Tuesday, April 25, 2023

Some thoughts on Degen 2023

To me, this is a beautifully accessible review article for the probabilistic pragmatics approach, as implemented in RSA. (Figure 1 in particular made me happy – these helpful visuals really are worth it, though I know it’s hard to get them together just right.)  This review article definitely gets me wondering more about how to use RSA for language acquisition (especially when it discusses bounded cognition).

In particular, what’s the (potential) difference between a child’s approximation of Bayesian inference and an adult’s approximation? How much can be captured by this mental computation being pretty good but the units over which inference is operating being immature (e.g., utterance alternatives, meaning options, priors)? For instance, how worthwhile is it to try and capture child behavior on different pragmatic phenomena by assuming adult-like Bayesian inference but non-adult-like units that inference operates over? 

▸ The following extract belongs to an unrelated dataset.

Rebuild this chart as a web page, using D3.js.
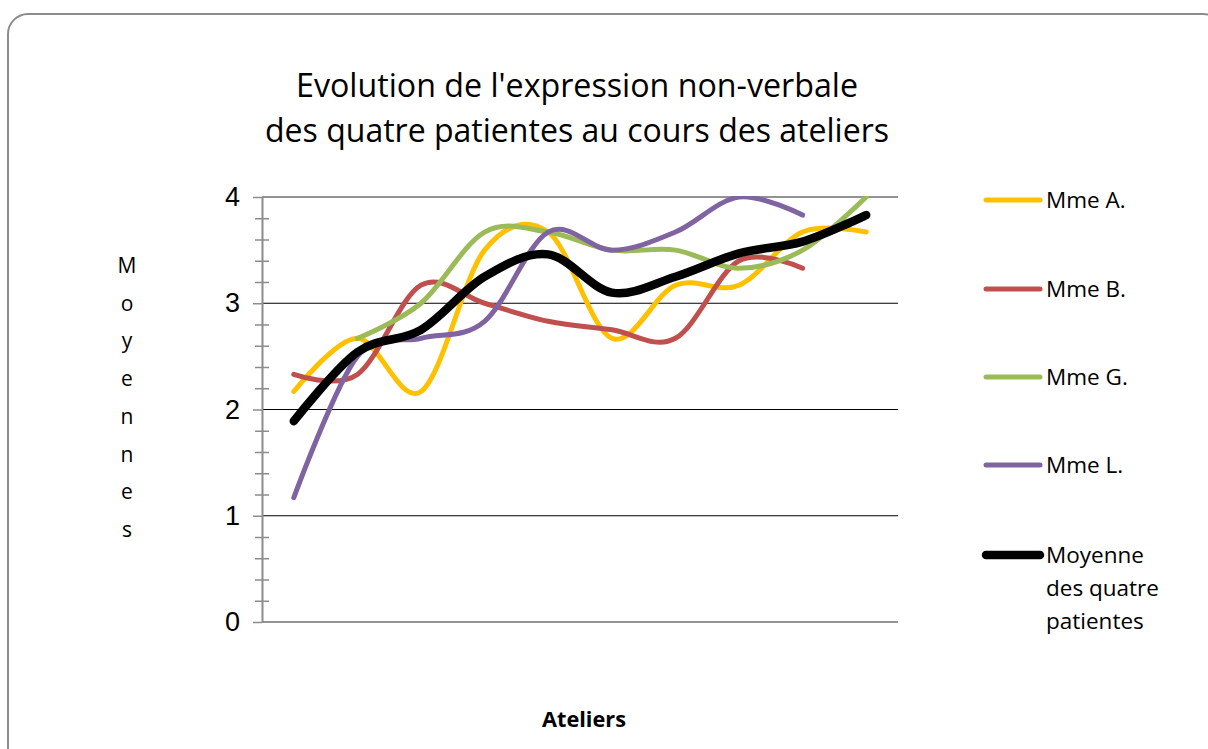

Scontras & Pearl 2021 did this a little for quantifier-scope interpretation, but those child data were from five-year-olds, who are known to be pretty adult-like for non-pragmatic things. What about younger kids? And of course, what about other pragmatic phenomena that we have child data for?

Tuesday, April 18, 2023

Some thoughts on Diercks et al. 2023

I really appreciated the leisurely pace and accessible tone of this writing, especially for someone who’s not super-familiar with the nuts and bolts of the Minimalist approach, but very interested in development. Here we can see one of the perks of not having a strict page limit. :)


Some other thoughts:


(1) One key idea of Developmental Minimalist Syntax (DMS) seems to be that the current bottom-up description of possible representations (which is what I take the iterated Merge cycles of the Minimalist approach to be) would actually have a cognitive correlate that we can observe and evaluate (i.e., stages of development). That is, this way of compactly describing acceptable/grammatical adult representations corresponds to an actual cognitive process (at the computational level of description, in Marr’s terms) whose signal can be seen in children’s developmental stages. So, this would support the validity (utility?) of describing adult representations this way.


(2) I didn’t quite follow the link between Minimalist Analytical Constructions (MACs) and Universal Cognition for Language. Is the idea that there are certain representations in the adult knowledge system, and we don’t care if their origin is language-specific? It sounds like that, from the text that follows. 


Later on, MACs are described as children’s “toolkit for grammaticalizing their language”. Would this mean that the adult representations are what children use to make sense of (“grammaticalize”) their language? That is, the representations children develop allow them to parse their input into useful information. In my standard way of thinking about these things, the developed/developing representations that children have allow them to perceive certain information in their input (which then is transformed into their “perceptual intake” of the input signal).


In ch 3, part 4, we get a fuller definition: “grammaticalizing” means arriving at and encoding generalizations for the language. So, I think that’s compatible with my idea above that “grammaticalizing” has to do with the developing adult-like representations, and children parse their input with whatever they’ve already developed along the way.


(3) Thinking about acquisition as addition, rather than replacement: Just to clarify, children can have immature representations in one of two ways: 


(1) a representation is immature because it’s still changing ([hug X] instead of [Predicate X]), or 


(2) a representation is immature because it’s fixed into the adult-like state, but it’s only part of the full adult-like structure (e.g., VP) instead of the adult-like full structure [CP [TP [vp [VP ]]]].  This second version is talked about later in ch.3 a little in “mixed status utterances”, which can have an adult-like part and an immature part.


(4) Predictions for VP before vP (section 4.3): So, I think a prediction of DMS is that we shouldn’t generally see agentive subjects combining productively with verbs (which would be vP) before we see verbs combining productively with their objects (which would be VP). (Ex: Not “I put” before “put the ball” or “put down”, as a specific item.) 


How would we then distinguish an item-specific combination that might seem to violate this from a language-general implementation involving that item that might seem to violate this? (That is, if we encounter “I put” before “put the ball”, how do we know if it’s an item-specific use or a productive language-general use?) Is it about where the child seems to be with respect to language-general use (e.g., productively using verbs with objects, but not subjects with verbs)? That is, we’d assume that an instance of “I put” would be item-specific and immature, but “put down” would be productive and general?